Leader election is a common pattern where one node is chosen to make decisions or handle critical tasks. This prevents multiple nodes from performing the same action simultaneously.
Distributed locks ensure that only one node can access or modify a shared resource at a time, similar to locks in single-machine concurrency but implemented across a network.
Consensus algorithms go further by allowing nodes to agree on a value or decision, even in the presence of failures. Tools like ZooKeeper, etcd, and Consul provide these coordination mechanisms so engineers do not have to implement them from scratch.
Challenges of Distributed Systems
Distributed systems introduce failure modes and complexity that do not exist in single-machine systems.
- Network failures and latency make communication unreliable and unpredictable.
- Replicated data can become temporarily inconsistent across nodes.
- Coordinating multiple machines introduces significant design complexity.
Details
Once a system is distributed, it must operate over a network, and networks are inherently unreliable.

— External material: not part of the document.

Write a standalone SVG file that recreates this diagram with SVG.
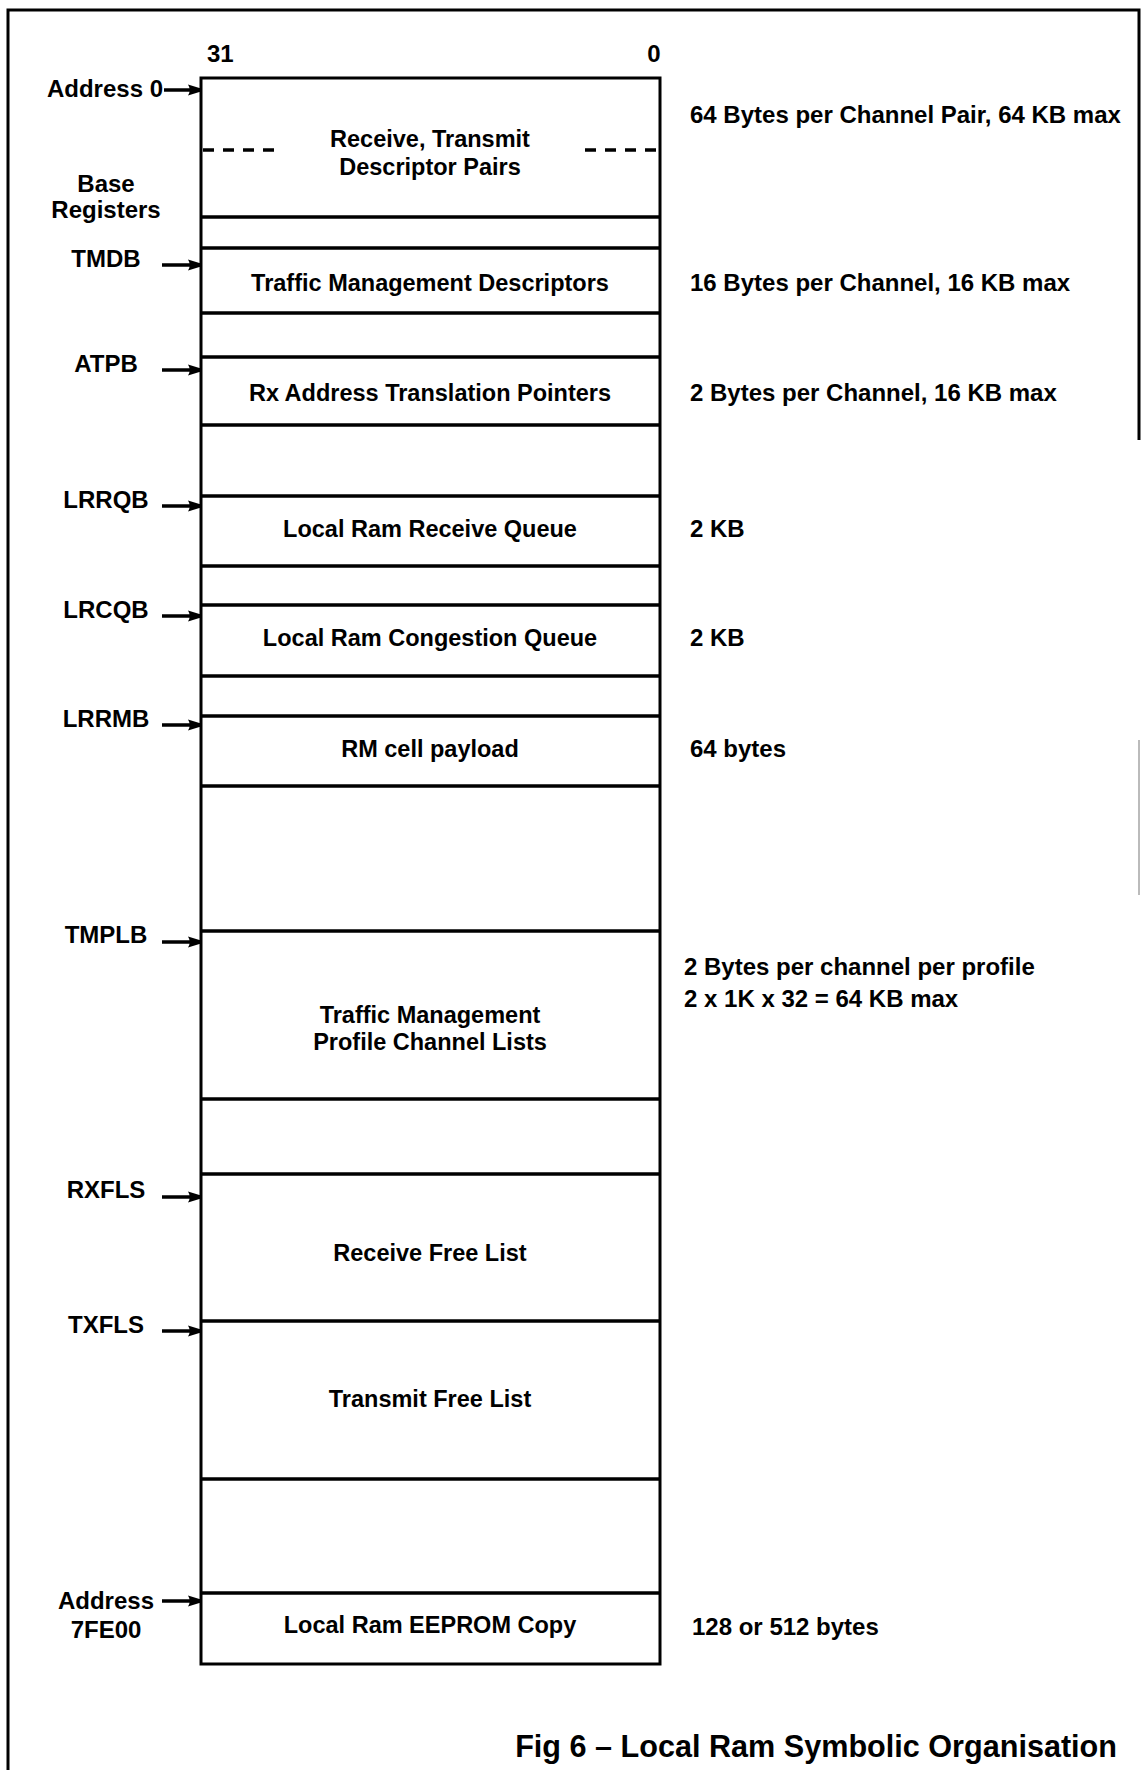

Messages can be delayed, dropped, or arrive out of order, making simple operations much harder to reason about.
Data consistency also becomes a challenge. With replication, different nodes may hold different versions of the same data at any given moment, especially under heavy load or network delays.
Coordination between nodes adds another layer of difficulty. Ensuring that multiple machines agree on shared state or execute tasks in the correct order requires complex protocols and careful design.
These challenges are not edge cases—they are fundamental. Designing systems that remain correct and reliable despite these issues is the core problem that distributed systems engineering aims to solve.